Slaughtering and Butchering by Dynah Geissal Issue #23


----------



## skip

Last summer, a man gave us to pot-bellies he no longer wanted. About 175 lb a piece. makes some mighty fine eating. We took one to a local packing house, and cost us $120 for 130 lbs of meat. The second, we did ourselves. After Killing and gutting it, it was put into a smoker, and smoked with hickory for 12 hrs. We took it all off the bone, and froze it in meal-size portions. We just thaw it out as needed, put it in the slow-cooker with some home-made BBQ sauce, and we have a great meal.


----------



## Turkish

That's really great of you, Canadian. Althought, The_Blob is right, you have to be careful these days...those are so many money scammers out there! Hopefully your money is going where it is supposed to be! You'll get good karma coming your way, Can.


----------



## mona

My husband and I have raised several weinner pigs for the freezer and for the freezers of friends and family.

They are as easy as raising puppies. Playful and loyal. The eagerly welcome you into their life every morning and evening. They love the food, water baths and attention that you give them.

It takes 5 to 6 months to raise a pig to butcher size. We stoped feeding them after 10 or 11 50# bags of feed (plus kitchen scraps).

The 2 of us can eat a pig up in 12 months. Some parts of the pig are eatten quickly (butt bacon) and some parts take the full year.

Don't feed your pig meat, they will look for meat to eat (like chickens).

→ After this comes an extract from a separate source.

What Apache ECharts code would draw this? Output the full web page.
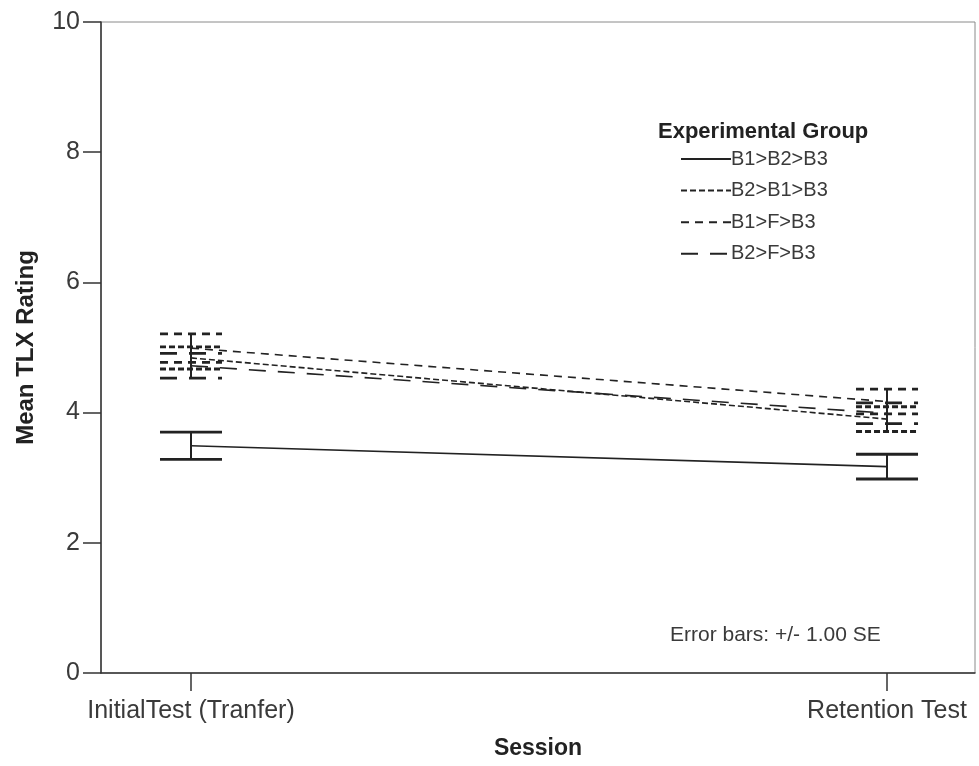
<!DOCTYPE html>
<html>
<head>
<meta charset="utf-8">
<script src="https://cdn.jsdelivr.net/npm/echarts@6/dist/echarts.min.js"></script>
<style>html,body{margin:0;padding:0;background:#fff;}#c{width:979px;height:766px;}</style>
</head>
<body>
<div id="c"></div>
<script>
const sessions = ['InitialTest (Tranfer)', 'Retention Test'];
const groups = ['B1>B2>B3', 'B2>B1>B3', 'B1>F>B3', 'B2>F>B3'];
const meanInitial = [3.49, 4.84, 4.99, 4.72];
const meanRetention = [3.17, 3.90, 4.17, 3.99];
const seInitial = [0.21, 0.17, 0.22, 0.19];
const seRetention = [0.19, 0.19, 0.19, 0.16];
const yTicks = [0, 2, 4, 6, 8, 10];

const dashes = [null, [6, 3], [8, 6], [17, 12]];
const ink = '#222';
const textCol = '#3a3a3a';
const font = '"Liberation Sans", Arial, sans-serif';

const chart = echarts.init(document.getElementById('c'), null, {renderer: 'canvas'});

const series = [];
groups.forEach((g, i) => {
  series.push({
    name: g,
    type: 'line',
    symbol: 'none',
    data: [[0, meanInitial[i]], [1, meanRetention[i]]],
    lineStyle: {color: ink, width: 1.6, type: dashes[i] || 'solid'},
    itemStyle: {color: ink},
    z: 3
  });
});
groups.forEach((g, i) => {
  const d = [
    [0, meanInitial[i] - seInitial[i], meanInitial[i] + seInitial[i]],
    [1, meanRetention[i] - seRetention[i], meanRetention[i] + seRetention[i]]
  ];
  series.push({
    name: g + ' error',
    type: 'custom',
    data: d,
    encode: {x: 0, y: [1, 2]},
    z: 4,
    renderItem: function (params, api) {
      const x = api.value(0);
      const lo = api.coord([x, api.value(1)]);
      const hi = api.coord([x, api.value(2)]);
      const hw = 31;
      const capStyle = {stroke: ink, lineWidth: 2.8, lineDash: dashes[i] || null};
      return {
        type: 'group',
        children: [
          {type: 'line', shape: {x1: lo[0], y1: lo[1], x2: hi[0], y2: hi[1]}, style: {stroke: ink, lineWidth: 2}},
          {type: 'line', shape: {x1: hi[0] - hw, y1: hi[1], x2: hi[0] + hw, y2: hi[1]}, style: capStyle},
          {type: 'line', shape: {x1: lo[0] - hw, y1: lo[1], x2: lo[0] + hw, y2: lo[1]}, style: capStyle}
        ]
      };
    }
  });
});

chart.setOption({
  animation: false,
  backgroundColor: '#fff',
  textStyle: {fontFamily: font},
  title: [
    {text: 'Experimental Group', left: 658, top: 121, padding: 0,
     textStyle: {fontFamily: font, fontSize: 22, fontWeight: 'bold', color: '#222'}},
    {text: 'Error bars: +/- 1.00 SE', left: 670, top: 625, padding: 0,
     textStyle: {fontFamily: font, fontSize: 21, fontWeight: 'normal', color: textCol}}
  ],
  legend: {
    data: groups,
    orient: 'vertical',
    left: 680,
    top: 149,
    padding: 0,
    itemWidth: 50,
    itemHeight: 20,
    itemGap: 11.6,
    selectedMode: false,
    itemStyle: {opacity: 0},
    textStyle: {fontFamily: font, fontSize: 20, color: textCol, padding: [0, 0, 0, -5]}
  },
  grid: {left: 101, right: 4, top: 22, bottom: 93, show: true, borderColor: '#8a8a8a', borderWidth: 1, containLabel: false},
  xAxis: {
    type: 'value',
    min: -0.1293,
    max: 1.1264,
    name: 'Session',
    nameLocation: 'middle',
    nameGap: 64,
    nameTextStyle: {fontFamily: font, fontSize: 23, fontWeight: 'bold', color: '#222'},
    axisLine: {show: true, onZero: false, lineStyle: {color: '#333', width: 1.5}},
    axisTick: {show: true, customValues: [0, 1], length: 18, lineStyle: {color: '#333', width: 1.5}},
    axisLabel: {customValues: [0, 1], margin: 26, fontSize: 25, color: textCol, fontFamily: font,
      formatter: v => sessions[Math.round(v)]},
    splitLine: {show: false}
  },
  yAxis: {
    type: 'value',
    min: 0,
    max: 10,
    interval: 2,
    name: 'Mean TLX Rating',
    nameLocation: 'middle',
    nameRotate: 90,
    nameGap: 63,
    nameTextStyle: {fontFamily: font, fontSize: 24, fontWeight: 'bold', color: '#222'},
    axisLine: {show: true, onZero: false, lineStyle: {color: '#333', width: 1.5}},
    axisTick: {show: true, length: 18, lineStyle: {color: '#333', width: 1.5}},
    axisLabel: {margin: 21, fontSize: 25, color: textCol, fontFamily: font,
      customValues: yTicks, formatter: v => String(v)},
    splitLine: {show: false}
  },
  series: series
});
</script>
</body>
</html>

Definately a worth while project on any homestead.


----------



## The_Blob

My sister & I are thinking about getting a pig (just one to start) she wants to name it 'bacon' since that's what he will be... I think naming it is not such a good idea as she might start looking at it like a pet as opposed to pork chops. My plan for feeding it is to get food scraps from local restaurants whose proprietors I know, killing 2 birds with one stone by using something that would just goto landfill.


----------



## Donba

A friend of mine brought home a lamb intending to raise it and butcher it. His kids wanted to name it, so he named it din-din. Din-din eventually died of old age, never name an animal you intend to eat.


----------



## Pessimistic2

Mona....to quote you.."My husband and I have raised several weinner pigs for the freezer and for the freezers of friends and family. They are as easy as raising puppies. Playful and loyal. The eagerly welcome you into their life every morning and evening. They love the food, water baths and attention that you give them. It takes 5 to 6 months to raise a pig to butcher size. We stoped feeding them after 10 or 11 50# bags of feed (plus kitchen scraps)."

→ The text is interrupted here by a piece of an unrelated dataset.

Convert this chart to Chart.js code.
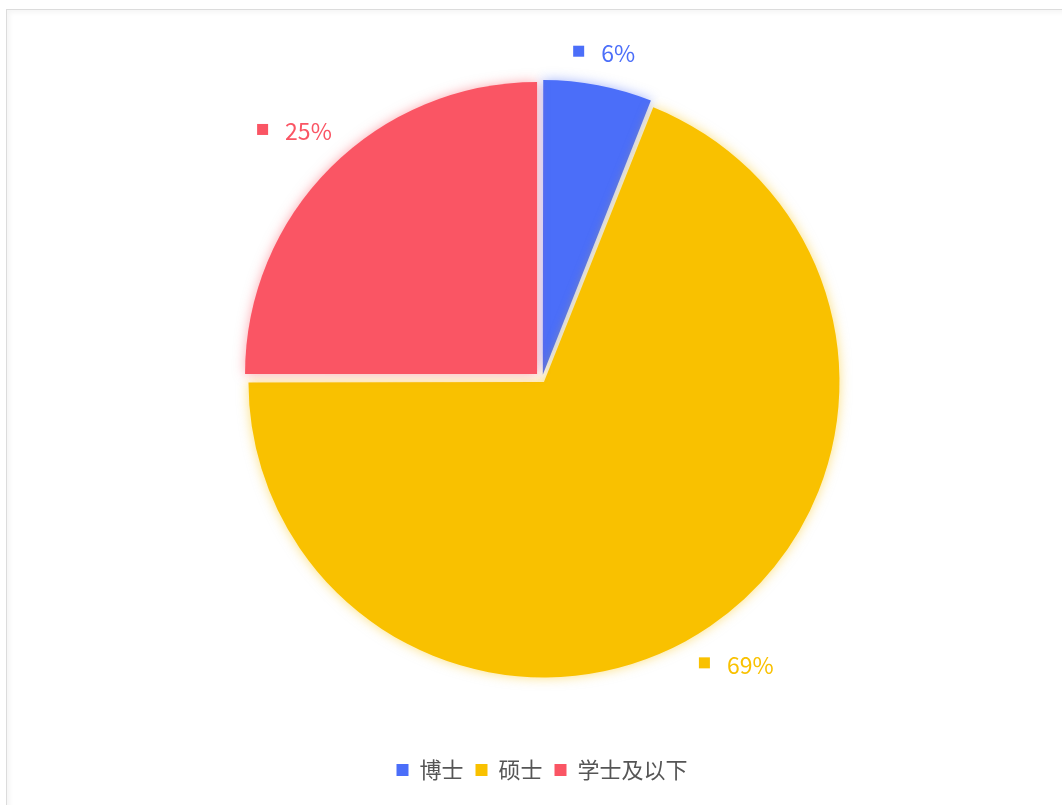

You are a cruel, cruel woman!! LMAO


----------



## Pessimistic2

*World Vision....*



Canadian said:


> Every Christmas my wife and I make a donation to World Vision to send Pigs to needy families in Africa. Love that bacon!


The Blob covered it.....read the fine print. Also, WVI does have a pretty good rating for the amount spent on "aid (82%)," but that is a weee bit deceptive, too, as that includes shipping, handling, and the administration of the program IN those foreign nations. At the risk of getting an earfull, why are you worrying about "starving Africans?" How about "starving North Americans," if you're gonna play supermarket? Or even better, how about asking WHY they are "starving" in the first place? (Warning, you may not like some of the answers, as in many cases it's their own doing.)

And yes, you're absolutely correct, I, personally, could care less about starving Africans. My thought is we should be taking care of AMERICANS, not playing welfare God to the rest of the world, much of which HATES OUR COUNTRY with a passion.


----------



## terri9630

We always name our animals. We've had Breakfast, Bacon, Pork chop, Ham hock, Mr Bacon Von Piggles worth (that one was female). Our steers names have been Lunch, Dinner, Supper, t bone, Porterhouse.... it's just a way to remind some that they are food, not pets.


----------



## backlash

My Grandparents always had a pig growing.
They would butcher it themselves and process everything.
It was always done according to the moon phase.
They went by the phase of the moon for most of their farming.
Grandpa always said the only thing they didn't use was the squeal.
Walked into their house and Grandma was cooking, it smelled wonderful.
Lifted the lid on the pot and there was a big pig head looking back.
I asked Grandpa why he didn't raise more beef and he said pigs were easier,got to the table faster and were cheaper.


----------



## terri9630

backlash said:


> My Grandparents always had a pig growing.
> They would butcher it themselves and process everything.
> It was always done according to the moon phase.
> They went by the phase of the moon for most of their farming.
> Grandpa always said the only thing they didn't use was the squeal.
> Walked into their house and Grandma was cooking, it smelled wonderful.
> Lifted the lid on the pot and there was a big pig head looking back.
> *I asked Grandpa why he didn't raise more beef and he said pigs were easier,got to the table faster and were cheaper.*


That's why we raise goats. I LOVE beef but money for feed, time to grow, space and equipment for butchering and freezer space make them a bad fit for us.


----------



## LastOutlaw

Our newest arrival.


----------



## terri9630

LastOutlaw said:


> Our newest arrival.


So cute.....


----------



## jeager106

Raised pigs, hogs, if ya like for quite a while.
Can't even begin to recall how many I've butchered.
Hogs are smart.
Dad had one he named Charlie that would sit up and shake hands.
He took that one to the slaughterhouse as he couldn't bring himself
to kill Charlie.
I hated dipping the dead hog in a drum of scalding water to "shave" them.
Beef, chickens, goats, rabbits, lots of live stock when I was young.

Rabbits! We started with 3 does and a buck.
It seems over night we were swimming in rabbits.
We ate so many rabbits I refuse to eat a tame one to this day.
Wild ones are o.k. but only a couple.


----------